## Work required
Copy every line of the listing that holds the string "matplotlib".

## Recorded data
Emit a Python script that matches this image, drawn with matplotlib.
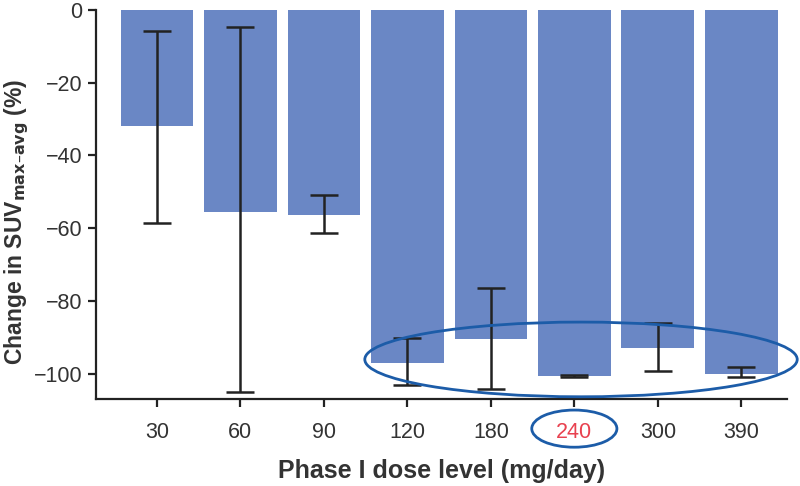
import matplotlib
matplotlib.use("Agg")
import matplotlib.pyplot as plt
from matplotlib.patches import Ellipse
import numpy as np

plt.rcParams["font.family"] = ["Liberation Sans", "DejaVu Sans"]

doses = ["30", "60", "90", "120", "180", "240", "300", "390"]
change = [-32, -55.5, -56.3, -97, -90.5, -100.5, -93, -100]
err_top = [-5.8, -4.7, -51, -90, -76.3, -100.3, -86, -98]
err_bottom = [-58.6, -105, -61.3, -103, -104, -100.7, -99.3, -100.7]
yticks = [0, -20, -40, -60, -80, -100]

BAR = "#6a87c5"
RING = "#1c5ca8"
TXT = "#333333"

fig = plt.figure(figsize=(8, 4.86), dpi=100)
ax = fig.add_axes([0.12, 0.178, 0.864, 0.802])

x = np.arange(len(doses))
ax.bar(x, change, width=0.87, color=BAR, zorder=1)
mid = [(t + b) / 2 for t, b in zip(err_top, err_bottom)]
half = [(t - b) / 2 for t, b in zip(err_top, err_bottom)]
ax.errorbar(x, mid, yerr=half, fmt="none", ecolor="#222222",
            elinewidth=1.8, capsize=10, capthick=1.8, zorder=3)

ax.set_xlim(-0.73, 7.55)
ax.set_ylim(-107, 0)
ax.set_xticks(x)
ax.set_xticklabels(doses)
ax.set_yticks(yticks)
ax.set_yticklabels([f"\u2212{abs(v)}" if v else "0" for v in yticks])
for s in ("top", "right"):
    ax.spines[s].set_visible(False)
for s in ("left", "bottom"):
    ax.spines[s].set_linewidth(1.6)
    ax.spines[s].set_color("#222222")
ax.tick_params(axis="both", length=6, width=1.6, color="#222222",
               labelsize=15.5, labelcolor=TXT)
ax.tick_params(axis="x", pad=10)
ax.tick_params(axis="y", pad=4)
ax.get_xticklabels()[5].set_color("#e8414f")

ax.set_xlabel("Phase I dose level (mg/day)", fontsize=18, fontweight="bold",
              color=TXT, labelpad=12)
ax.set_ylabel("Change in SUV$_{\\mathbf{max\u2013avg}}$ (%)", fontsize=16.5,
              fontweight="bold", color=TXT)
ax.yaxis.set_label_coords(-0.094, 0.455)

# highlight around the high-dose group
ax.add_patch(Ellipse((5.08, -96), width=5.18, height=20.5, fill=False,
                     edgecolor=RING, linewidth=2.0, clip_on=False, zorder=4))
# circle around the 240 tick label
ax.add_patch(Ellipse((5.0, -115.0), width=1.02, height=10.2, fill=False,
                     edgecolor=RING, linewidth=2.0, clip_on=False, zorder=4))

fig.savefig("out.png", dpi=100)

## Exercise solution
Emit a Python script that matches this image, drawn with matplotlib.
import matplotlib
matplotlib.use("Agg")
import matplotlib.pyplot as plt
from matplotlib.patches import Ellipse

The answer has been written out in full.